El fantasma de la libertad
Israel Galván y Akram Khan triunfan de forma apoteósica con 'Torobaka'
No había manera de encontrar una entrada el pasado domingo en la Sala Roja del Teatro del Canal, para ver la última de las tres funciones de Torobaka, un auténtico mano a mano entre el bailaor sevillano Israel Galván y el bailarín y coreógrafo londinense de origen bengalí, educado en la danza india Kathak, Akram Khan.
Y es que, además del poder de atracción de Khan, uno de los valores más cotizados de la danza contemporánea actual, Israel Galván se ha convertido en un auténtico ídolo para unos espectadores cada vez más heterogéneos, muchos de los cuales, entregados sin ambages a la emoción que les provoca, lo vitorearon con fervor al final del espectáculo. No cabe duda de que, a base de talento y de generosidad en el trabajo, el hijo de José Galván, el solista de la Compañía Andaluza de Danza en los días de Mario Maya, se ha convertido en un símbolo de la libertad artística, un modelo a seguir para todos esos artistas del flamenco que acuden a sus espectáculos soñando con que, un día no muy lejano, aprovechando las puertas abiertas por el sevillano, también ellos podrán adentrarse en los terrenos que la necesidad o la imaginación les propone. Lo que ocurre es que para conquistar esos terrenos de la pura danza deberán atesorar cualidades como las de Galván: conocimiento, virtuosismo, rigor y una enorme sinceridad consigo mismo y con el público.
Después de decidirse a compartir democráticamente el escenario, tanto Galván como Khan han elegido el círculo como base para celebrar el encuentro entre sus culturas y sus personas respectivas y han coreografiado varios dúos en los que el repetido cuerpo a cuerpo y la posible lucha son sustituidos por el abrazo del mismo modo que la integración sustituye a la mera ruptura del idioma recibido de sus padres.
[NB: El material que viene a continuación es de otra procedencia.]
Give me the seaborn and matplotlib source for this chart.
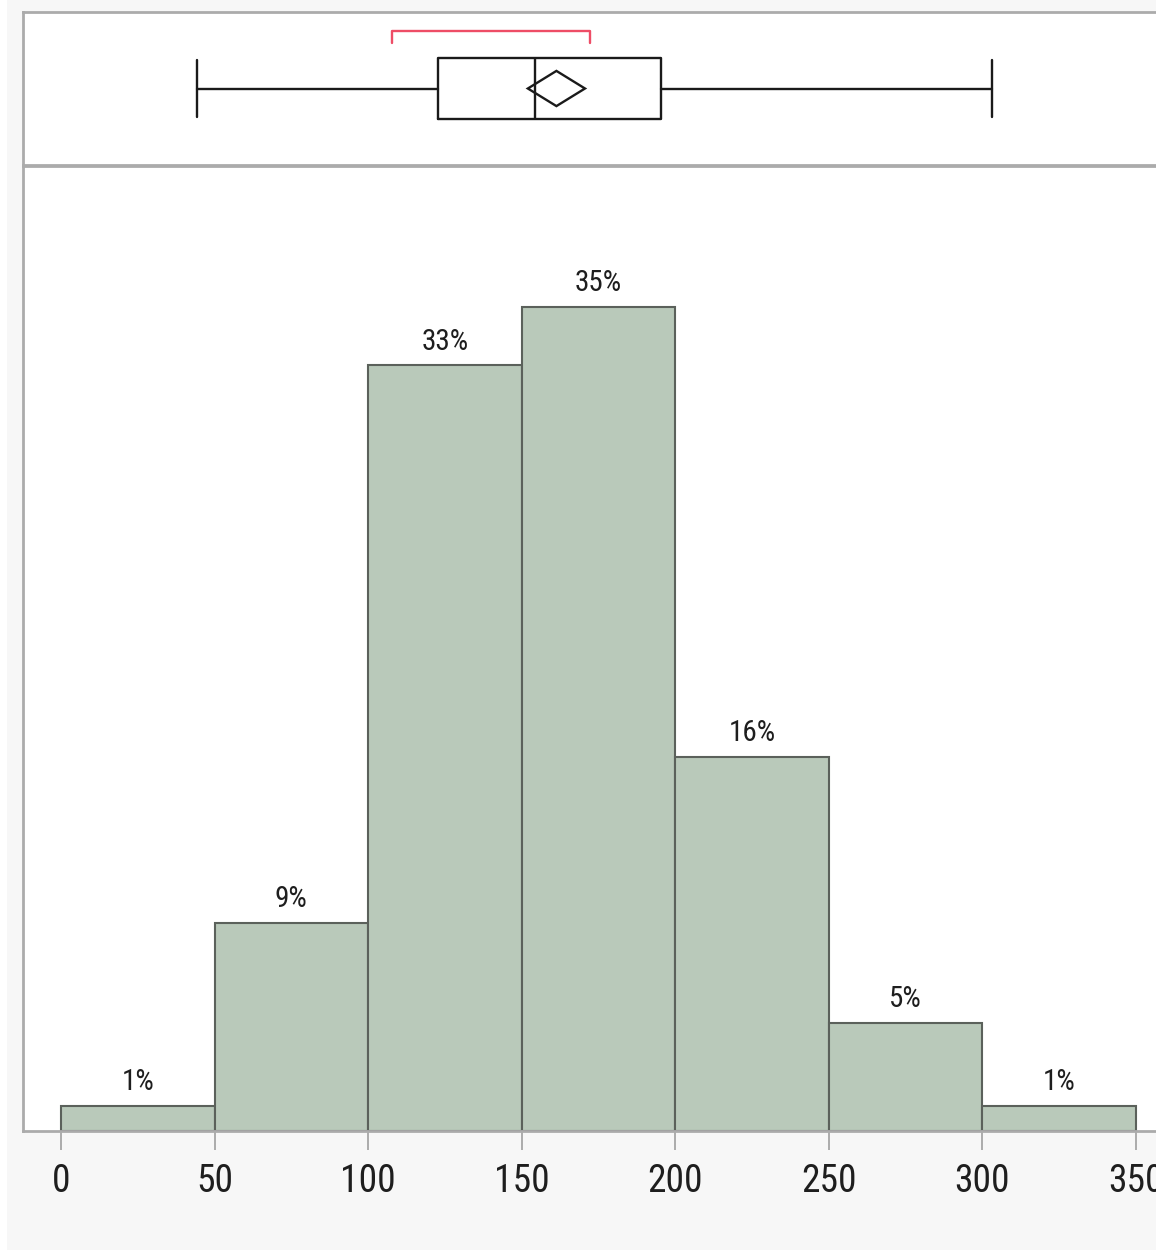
import numpy as np
import pandas as pd
import matplotlib
matplotlib.use("Agg")
import matplotlib.pyplot as plt
from matplotlib.patches import Polygon, Rectangle
from matplotlib import font_manager
import seaborn as sns

# Histogram: bin edges and counts per bin
bin_edges = [0, 50, 100, 150, 200, 250, 300, 350]
bin_counts = [3, 25, 92, 99, 45, 13, 3]
tick_values = [0, 50, 100, 150, 200, 250, 300, 350]

# Outlier box plot summary
whisker_low = 44.3
quartile_1 = 122.8
median = 154.3
quartile_3 = 195.4
whisker_high = 303.2
mean = 161.3
mean_ci_half = 9.3
shortest_half = [107.8, 172.3]

total = sum(bin_counts)
percents = [100.0 * c / total for c in bin_counts]
mids = [(a + b) / 2 for a, b in zip(bin_edges[:-1], bin_edges[1:])]
df = pd.DataFrame({"mid": mids, "pct": percents})

sns.set_theme(style="white")
names = {f.name for f in font_manager.fontManager.ttflist}
narrow = [n for n in ["Roboto Condensed", "Liberation Sans Narrow", "Open Sans Condensed"] if n in names]
plt.rcParams["font.family"] = narrow + ["DejaVu Sans"]
plt.rcParams["font.stretch"] = "condensed"

W, H = 1156, 1253
fig = plt.figure(figsize=(W / 100, H / 100), dpi=100, facecolor="white")
fig.patches.append(Rectangle((7 / W, 3 / H), 1, 1, transform=fig.transFigure,
                             facecolor="#f7f7f7", edgecolor="none", zorder=-10))

px = 1075 / 350.0          # pixels per data unit
x0 = 61                    # pixel of value 0
xl = (23 - x0) / px
xr = (1168 - x0) / px

frame = "#ababab"
ax_box = fig.add_axes([23 / W, (H - 165) / H, (1168 - 23) / W, 153 / H])
ax_hist = fig.add_axes([23 / W, (H - 1131) / H, (1168 - 23) / W, 965 / H])

for a in (ax_box, ax_hist):
    a.set_facecolor("white")
    a.set_xlim(xl, xr)
    for s in a.spines.values():
        s.set_color(frame)
        s.set_linewidth(2)
    a.spines["right"].set_visible(False)

# Histogram bars
sns.histplot(data=df, x="mid", weights="pct", bins=bin_edges, ax=ax_hist,
             color="#b9c9ba", edgecolor="#5b615b", linewidth=1.5, alpha=1)
ax_hist.set_ylim(0, 965 / 23.3)
ax_hist.set_xlabel("")
ax_hist.set_ylabel("")
ax_hist.set_yticks([])
ax_hist.set_xticks(tick_values)
ax_hist.set_xticklabels([str(v) for v in tick_values], fontsize=27, color="#1e1e1e")
ax_hist.tick_params(axis="x", length=14, width=1.4, color=frame, pad=9, bottom=True)

for m, p in zip(mids, percents):
    ax_hist.annotate(f"{p:.0f}%", (m, p), xytext=(0, 7), textcoords="offset points",
                     ha="center", va="bottom", fontsize=21, color="#1e1e1e")

# Box plot panel
stats = [{"whislo": whisker_low, "q1": quartile_1, "med": median,
          "q3": quartile_3, "whishi": whisker_high, "fliers": []}]
line = dict(color="#1a1a1a", linewidth=1.7)
ax_box.bxp(stats, positions=[0], widths=0.8, orientation="horizontal",
           showfliers=False, capwidths=0.75,
           boxprops=line, whiskerprops=line, capprops=line,
           medianprops=line)
ax_box.set_yticks([])
ax_box.set_xticks([])
ax_box.set_xlim(xl, xr)
ax_box.set_ylim(-1, 1)
dh = 0.23
ax_box.add_patch(Polygon([(mean - mean_ci_half, 0), (mean, dh),
                          (mean + mean_ci_half, 0), (mean, -dh)],
                         closed=True, fill=False, edgecolor="#1a1a1a", linewidth=1.7))
yb, yt = 0.75, 0.595
ax_box.plot([shortest_half[0], shortest_half[0], shortest_half[1], shortest_half[1]],
            [yt, yb, yb, yt], color="#ee4d66", linewidth=1.7)

fig.savefig("out.png", dpi=100, facecolor=fig.get_facecolor())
Cada uno, con el vocabulario heredado y con su temperatura, se entrega sinceramente a lo que recibe a través del otro. Con muchísimo respeto (Khan realiza una danza, muy aplaudida, con las botas en las manos) pero sin censura de ningún tipo, ambos abren el grifo de la expresividad -no olvidemos que en la tradición hindú no hay diferencia entre bailarín y actor- y convierten su caudal en un gozoso e incesante ritmo. Y lo mismo sucede en las intervenciones en solitario, como la de Israel cuando sale a un cuadrilátero anexo con un micrófono de pie y se convierte en un auténtico hombre-orquesta. En ese momento, por su cuerpo y por su garganta salen a borbotones, inconexos en apariencia, decenas de fragmentos del universo flamenco, del más trascendente al más lleno de guasa. A la velocidad del rayo, como esas ideas disparatadas que se superponen a veces en la mente, salidas del mismísimo inconsciente.
Así van contando su proceso, Khan y Galván, ajenos a toda cortapisa y a cualquier presupuesto artístico previo; sin una dirección externa que tal vez hubiera equilibrado las músicas para dar -según opinaban algunos a la salida- un mayor protagonismo al flamenco.
Porque, efectivamente, la otra columna de este trabajo, y parte fundamental de su éxito, son los cuatro músicos que están en escena, tocando instrumentos y uniendo libremente diferentes culturas musicales, desde los silabeos típicos del Kathak al folclore italiano y español, con hermosos cantos de la belga Christine Leboutte (a la que ya admiramos en el teatro Central, con la Capilla Flamenca en la coreografía de Sidi Larbi Cherkaoui Foi,) y del contratenor Daviz Azurza, a cuyo canto angelical pone el contrapunto Bobote con su telúrico "¡Quiyooo!".